La communauté francophone silencieuse
QCGN alerte les francophones en contexte minoritaire que le projet du gouvernement québécois pourrait conduire les autres provinces à s’en inspirer pour prioriser l’anglais sur leur territoire.
Malgré cette mise en garde, la communauté francophone préfère rester silencieuse. Jointe par ONFR+, la Fédération des communautés francophones et acadienne (FCFA) du Canada a décliné nos demandes d’entrevue expliquant attendre de voir le projet de M. Jolin-Barrette avant d’éventuellement commenter.
Même son de cloche du côté de l’Assemblée de la francophonie de l’Ontario (AFO), malgré une entente de collaboration signée en 2019 avec QCGN.
Un risque réel… en théorie
S’il estime que le risque soulevé par QCGN pour les francophones est réel, M. Poliquin le juge théorique, d’autant qu’une telle mesure pourrait se retrouver devant les tribunaux.
« Si le Québec le fait et que la cour lui donne raison, rien n’empêcherait une autre province de dire que sur son territoire, les institutions fédérales doivent fonctionner en anglais. Mais je ne pense vraiment pas qu’il y aurait d’appétit pour ça. Ce serait vu comme une attaque de front contre les francophones et il n’y aurait aucune utilité politique. »
En revanche, la possibilité d’étendre la Loi 101 aux institutions fédérales au Québec semble susciter plus d’intérêt chez les partis politiques fédéraux. Le Bloc québécois et le Nouveau Parti démocratique (NPD) ont déjà appuyé l’idée et récemment, le nouveau chef du Parti conservateur du Canada (PCC), Erin O’Toole, a lui aussi ouvert la porte.
« Personnellement, je pense que les grandes institutions fédérales devraient respecter les clauses sur la langue française au Québec. Pourquoi les banques et les aéroports n’auraient-ils pas à le faire? Je crois que c’est une question de respect, et je comprends que la protection de la langue, de la culture et de l’identité est une priorité », a-t-il indiqué à l’issue de sa rencontre avec le premier ministre François Legault, lundi.
Son équipe précise que lorsque le projet de loi de Québec sera proposé, « il sera analysé sérieusement ».

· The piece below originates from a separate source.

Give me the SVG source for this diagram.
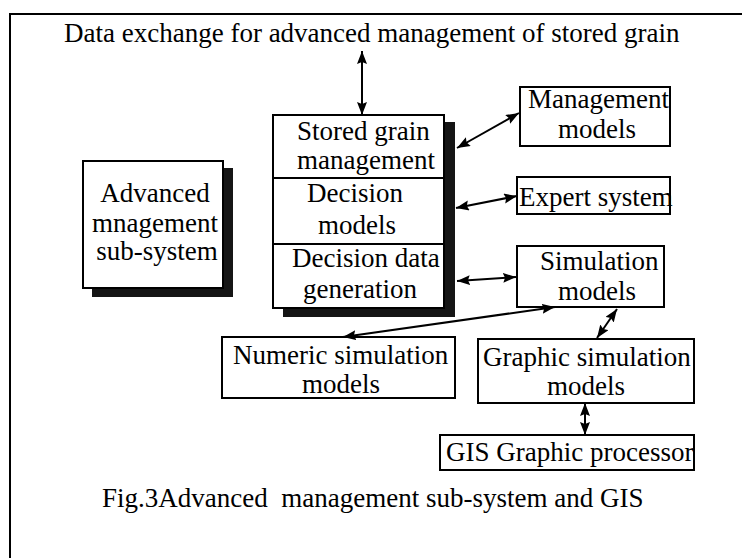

Les libéraux très prudents
De son côté, le gouvernement libéral fait preuve de beaucoup de prudence dans le dossier.
Insistant qu’elle a, toute sa vie, été là « pour défendre et promouvoir la langue française », la ministre des Langues officielles, Mélanie Joly s’est dit « très ouverte à avoir des conversations avec Québec pour voir quel sera leur projet de loi » tout en précisant vouloir se concentrer sur la pandémie. Une rhétorique qui est aussi celle du premier ministre Justin Trudeau.
Le plan du gouvernement québécois devrait être présenté dans les prochaines semaines.